A raiva desperta desejos de morte e vingança. Mas tudo muda quando, por mais piegas que isso possa soar, você enxerga a dor do outro.| Foto: Reprodução/Twitter

Houve um tempo em que vivi nas trevas. Alheio ao bem que me cercava, e que entendia como mal, sentia muita raiva. Para a qual via apenas duas saídas: a morte ou a vingança. Como para a primeira me faltasse a covardia, sobrevivi àquele período negro alimentando fantasias de vingança contra tudo e todos. Contra Deus e o mundo. Até que um dia percebi um rombo na minha alma. Depois desse dia, como por milagre, passei a enxergar as crateras que todas as pessoas levam ao peito.
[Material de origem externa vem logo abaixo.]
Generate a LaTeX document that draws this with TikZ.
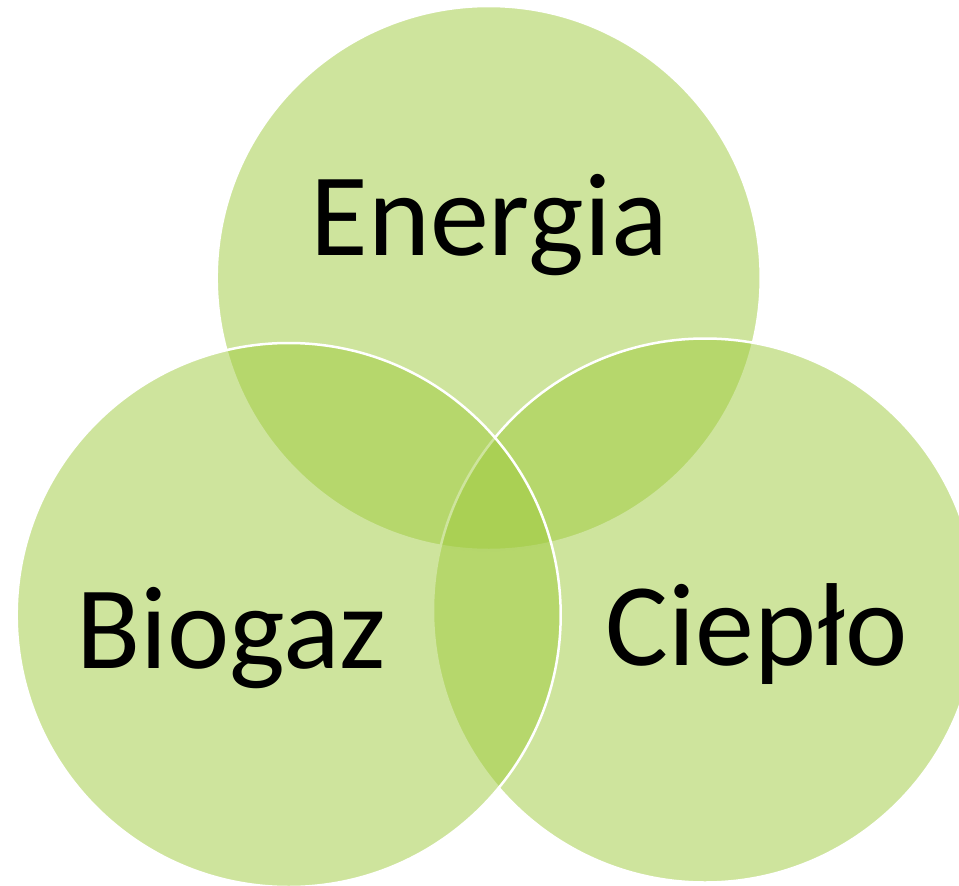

Dizer que minha vida mudou de um dia para outro seria um lugar-comum, mas não um exagero. Foi assim, vapt-vupt, que passei a ver antigos inimigos como figuras frágeis (às vezes irritantemente frágeis), cada qual com um buracão assim, ó, na alma. Por consequência, abdiquei da raiva crônica, embora às vezes ainda tenha surtos de raivite aguda. A morte deixou de ser um desejo, como direi?, macabro. E as fantasias de vingança viraram, sei lá, purpurina.

Não sei o que provocou aquela visão reveladora de que o caminho para qualquer espécie de redenção estava na descoberta do outro. Terá sido Jordan Peterson? Não. Foi antes. Terá sido algum filósofo estoico? Terá sido Shakespeare? Fernando Pessoa? Ou terá sido alguma passagem bíblica? Não sei, não lembro. Tenho cá para mim que foi uma mistura de tudo isso, com pitadas do mais improvável dos escritores para se consumir como autoajuda: David Foster Wallace.

Primeiro foi um trecho à toa da coletânea “Consider the Lobster” [Pense na lagosta]. Nele, DFW descrevia um personagem infeliz qualquer, desses que reclamam que o mundo todo está contra ele. E (cito de cabeça) conclui dizendo que algumas pessoas não percebem que são infelizes apenas porque são uns babacas. Por entre uma fresta na minha babaquice, entendi subitamente a razão da minha infelicidade.

Depois foi “This is Water”, o discurso de formatura já muito citado cá por estas plagas. Ali a ideia é mais simples e direta: a pessoa que te fecha no trânsito, que fura fila, que faz um comentário perverso, etc. é também uma pessoa ferida. Uma pessoa com um rombo no peito tão grande ou maior do que o seu. Ou menor, mas mais profundo. Reconhecer a dor do outro é, para Wallace, o primeiro passo para conseguir viver em sociedade.

Aqui infelizmente o dever jornalístico me obriga a informar que David Foster Wallace, tomado por uma depressão inconsolável, se suicidou. Se você quer entender como alguém que escreve "This is Water" é capaz de abdicar da vida, pergunte ao meu amigo Francisco Escorsim. Ele tem uma ou duas palavras a dizer sobre esse tipo de naufrágio pessoal.

Retomando. Não é fácil ver a dor de quem te xinga, te trai, te engana, te abandona ou te hostiliza por estar usando um “te” mais coloquial nesta frase. Mas tento. E consigo num dia, fracasso no outro, consigo de novo, fracasso mais uma vez. Há tempos em que os sucessos superam os fracassos e outros tempos em que vice-versa. Quando consigo, é aquela maravilha: a ofensa, traição, abandono e hostilidade ganham outros contornos. São apenas gritos de dor. Impossível não se apiedar do chihuahua que, amedrontado, lhe mostra os caninos ameaçadores. Quando não consigo...

Quando não consigo, o que aumenta é o rombo no meu próprio peito. Minha dor mui particular. E quem se transforma no cãozinho assustado sou eu. O elogio vira crítica. Qualquer piadinha sobre os aspectos ridículos que reconheço em mim ganha contornos de perversidade. Amigos de infância viram inimigos mortais. E toda palavra dita ou escrita soa como vingança.

Gostaria (e vou!) encerrar este texto enfatizando que a dor... Ah, a dor nos cerca. Vê ali aquele sujeito furioso que o ataca com uma metralhadora de pontos de exclamação? Isso é pura dor. Uma dor tão insondável que muitas vezes até o ofensor desconhece. É a dor de quem caminha e tropeça e rala os joelhos e torce o tornozelo e tem fome e tem sede no longo e árido trajeto daqui até a redenção.